If I was in charge of Anthony Joshua I wouldn’t put him straight into the rematch. It’s a quick turnaround especially after how the fight ended. It was like something is majorly wrong, I can’t guess what and I can’t tell you what it was.
Eddie Hearn: Watch the fight back and you will see how, quite a few times, Ruiz walked in and Joshua went with the jab and backed off. What he should have done is knocked him down, stayed composed, bang the jab in again, one right hand and even if the round is over, Ruiz goes back to his corner and is a bit taken. Then you do it again, keep chopping the tree down until he’s ready.

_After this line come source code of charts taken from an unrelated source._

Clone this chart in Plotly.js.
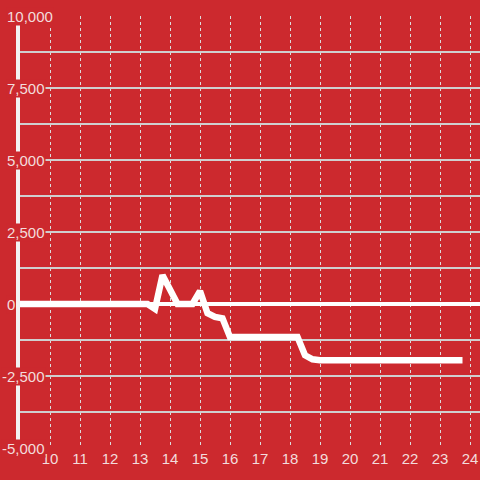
<!DOCTYPE html>
<html>
<head>
<meta charset="utf-8">
<script src="https://cdn.plot.ly/plotly-3.0.1.min.js"></script>
<style>html,body{margin:0;padding:0;background:#cc292e;}#chart{width:480px;height:480px;}</style>
</head>
<body>
<div id="chart"></div>
<script>
// Hours of day
var hours = [9, 9.25, 9.5, 9.75, 10, 10.25, 10.5, 10.75, 11, 11.25, 11.5, 11.75,
  12, 12.25, 12.5, 12.75, 13, 13.25, 13.5, 13.75, 14, 14.25, 14.5, 14.75,
  15, 15.25, 15.5, 15.75, 16, 16.25, 16.5, 16.75, 17, 17.25, 17.5, 17.75,
  18, 18.25, 18.5, 18.75, 19, 19.25, 19.5, 19.75, 20, 20.25, 20.5, 20.75,
  21, 21.25, 21.5, 21.75, 22, 22.25, 22.5, 22.75, 23, 23.25, 23.5, 23.75];
var values = [0, 0, 0, 0, 0, 0, 0, 0, 0, 0, 0, 0,
  0, 0, 0, 0, 0, 0, -170, 1000, 500, 0, 0, 0,
  450, -320, -450, -500, -1150, -1150, -1150, -1150, -1150, -1150, -1150, -1150,
  -1150, -1150, -1780, -1920, -1950, -1950, -1950, -1950, -1950, -1950, -1950, -1950,
  -1950, -1950, -1950, -1950, -1950, -1950, -1950, -1950, -1950, -1950, -1950, -1950];
var xTickVals = [10, 11, 12, 13, 14, 15, 16, 17, 18, 19, 20, 21, 22, 23, 24];
var yTickVals = [10000, 7500, 5000, 2500, 0, -2500, -5000];
var yTickText = ['10,000', '7,500', '5,000', '2,500', '0', '-2,500', '-5,000'];

var bg = '#cc292e';
var txt = '#f3dcdc';
var font = {family: '"Liberation Sans", Arial, sans-serif', size: 15, color: txt};

var annotations = yTickVals.map(function (v, i) {
  return {
    xref: 'paper', yref: 'y', x: 0, y: v,
    xanchor: 'left', yanchor: 'middle',
    xshift: v < 0 ? -19 : -14,
    text: yTickText[i], showarrow: false,
    font: font, bgcolor: bg, borderpad: 0
  };
});

var data = [{
  x: hours, y: values, type: 'scatter', mode: 'lines',
  line: {color: '#ffffff', width: 6.5},
  hoverinfo: 'skip'
}];

var layout = {
  width: 480, height: 480,
  paper_bgcolor: bg, plot_bgcolor: bg,
  margin: {l: 20, r: 0, t: 16, b: 32},
  showlegend: false,
  font: font,
  xaxis: {
    range: [9, 24 + 1/3],
    tickmode: 'array', tickvals: xTickVals, ticktext: xTickVals.map(String),
    showgrid: true, gridcolor: '#dcdcdc', gridwidth: 1, griddash: '3px,3px',
    zeroline: false, showline: false, ticks: '', tickfont: font,
    fixedrange: true
  },
  yaxis: {
    range: [-5000, 10000],
    tick0: 0, dtick: 1250,
    showticklabels: false, ticks: '',
    showgrid: true, gridcolor: '#cfcfcf', gridwidth: 1.2,
    zeroline: true, zerolinecolor: '#ffffff', zerolinewidth: 4,
    showline: true, linecolor: '#f2f2f2', linewidth: 4,
    fixedrange: true
  },
  annotations: annotations
};

Plotly.newPlot('chart', data, layout, {displayModeBar: false, staticPlot: true});
</script>
</body>
</html>
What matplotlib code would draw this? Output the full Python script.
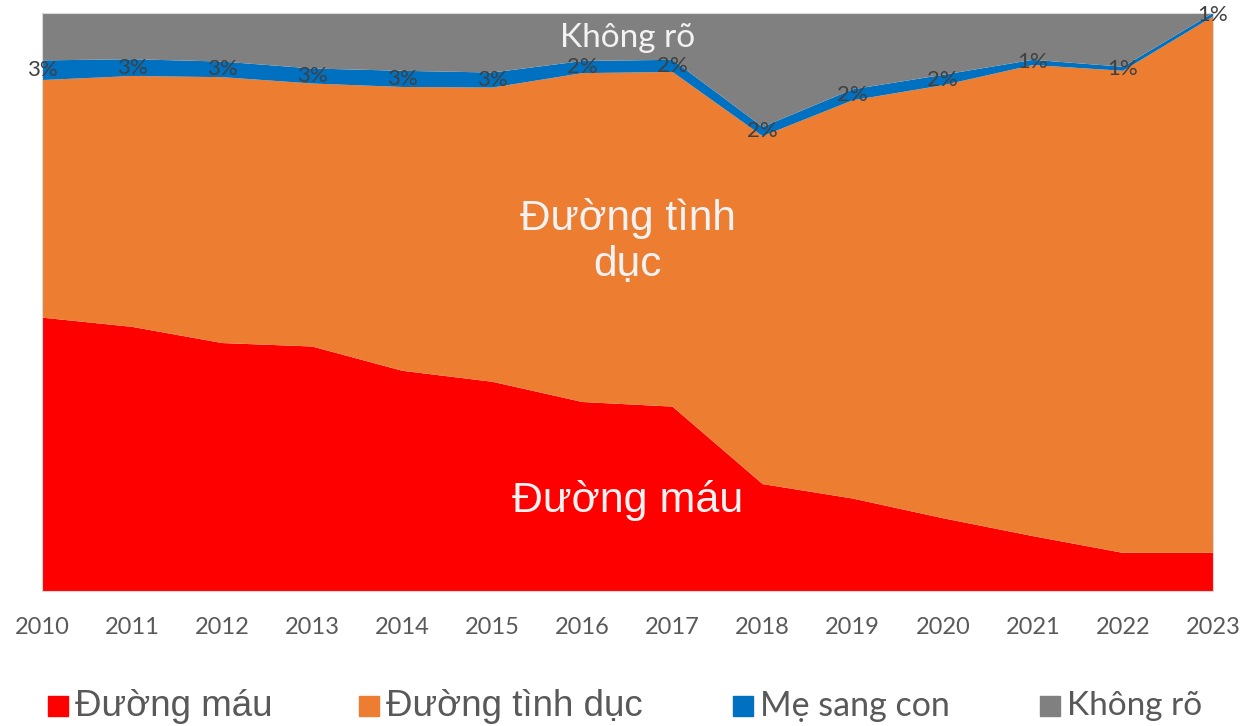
import matplotlib
matplotlib.use("Agg")
import matplotlib.pyplot as plt
import numpy as np

# Dữ liệu (% theo năm)
years = list(range(2010, 2024))
duong_mau = [47.3, 45.7, 42.9, 42.3, 38.1, 36.2, 32.7, 31.9, 18.5, 16.0, 12.6, 9.5, 6.6, 6.6]
duong_tinh_duc = [41.1, 43.4, 46.0, 45.5, 49.1, 50.9, 56.9, 57.9, 60.2, 68.9, 74.9, 81.5, 83.4, 92.8]
me_sang_con = [3.4, 2.9, 2.7, 2.6, 2.8, 2.6, 2.1, 2.1, 1.6, 1.9, 1.8, 0.9, 0.7, 0.6]
khong_ro = [8.2, 8.0, 8.4, 9.6, 10.0, 10.3, 8.3, 8.1, 19.7, 13.2, 10.7, 8.1, 9.3, 0.0]

series_names = ["Đường máu", "Đường tình dục", "Mẹ sang con", "Không rõ"]
colors = ["#FF0000", "#ED7D31", "#0070C0", "#808080"]

W, H = 1241, 726
fig = plt.figure(figsize=(W / 100, H / 100), dpi=100)
fig.patch.set_facecolor("white")
ax = fig.add_axes([42 / W, 1 - 591 / H, (1213 - 42) / W, (591 - 13) / H])

ax.stackplot(years, duong_mau, duong_tinh_duc, me_sang_con, khong_ro,
             colors=colors, linewidth=0)
ax.set_xlim(years[0], years[-1])
ax.set_ylim(0, 100)
ax.set_yticks([])
ax.set_xticks(years)
ax.set_xticklabels([str(y) for y in years], family="Lato", fontsize=17, color="#595959")
ax.tick_params(axis="x", length=0, pad=19)
for s in ax.spines.values():
    s.set_color("#d9d9d9")
    s.set_linewidth(0.8)

# nhãn % cho "Mẹ sang con"
base = np.array(duong_mau) + np.array(duong_tinh_duc)
for x, b, v in zip(years, base, me_sang_con):
    ax.text(x, b + v / 2, f"{round(v):.0f}%", ha="center", va="center",
            family="Lato", fontsize=16, color="#404040", clip_on=False)

# nhãn tên vùng
xc = (years[0] + years[-1]) / 2
ax.text(xc, 95.6, "Không rõ", ha="center", va="center", family="Lato",
        fontsize=24, color="#f2f2f2")
ax.text(xc, 60.5, "Đường tình\ndục", ha="center", va="center",
        family="Liberation Sans", fontsize=30.5, color="#f2f2f2", linespacing=1.2)
ax.text(xc, 15.6, "Đường máu", ha="center", va="center",
        family="Liberation Sans", fontsize=31, color="#f2f2f2")

# chú thích
leg_items = [(48, "Liberation Sans", 26.5), (359, "Liberation Sans", 26.5),
             (733, "Lato", 24.5), (1040, "Lato", 24)]
ly = 1 - 706 / H
for (px, fam, fs), name, c in zip(leg_items, series_names, colors):
    fig.patches.append(plt.Rectangle((px / W, ly - 10 / H), 20 / W, 20 / H,
                                     transform=fig.transFigure, color=c, figure=fig))
    fig.text((px + 27) / W, ly, name, ha="left", va="center", family=fam,
             fontsize=fs, color="#595959")

fig.savefig("out.png", dpi=100, facecolor="white")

When he smells the blood, he’s fucking brutal. Against Povetkin, he was patient and he is one of the best finishers, he’ll learn so much because next time he hurts someone he’ll remember it and be patient. I don’t want him to hurt Ruiz, I almost don’t want him to stun Ruiz and then have him here, I want him to lay him out cold so we don’t have to close the show.
Dean Whyte: I like him. He has done good for UK boxing and I’ll be rooting for him. I’m hoping he has had enough time to make the adjustments to get the win. It’s a short space of time but at the same time, what they say is just try and hold the telephone, keep your chin down and get your jab pumping, move around. He needs to get in a little bit of lateral movement, it’s hard if that’s not his style but maybe just jab, double jab and press him back.
I think he only needs to make slight adjustments and he could get a very boring win, an ugly win is a good win because it’s all about the record, it’ll say win and two-time world champion. People will forget it. Ruiz is fast, a great combination fighter and you don’t want to have to come back on that long, dark road.
As told to Jack Rathborn, Adam Hamdani, Declan Taylor, Tom Kershaw and Lawrence Ostlere.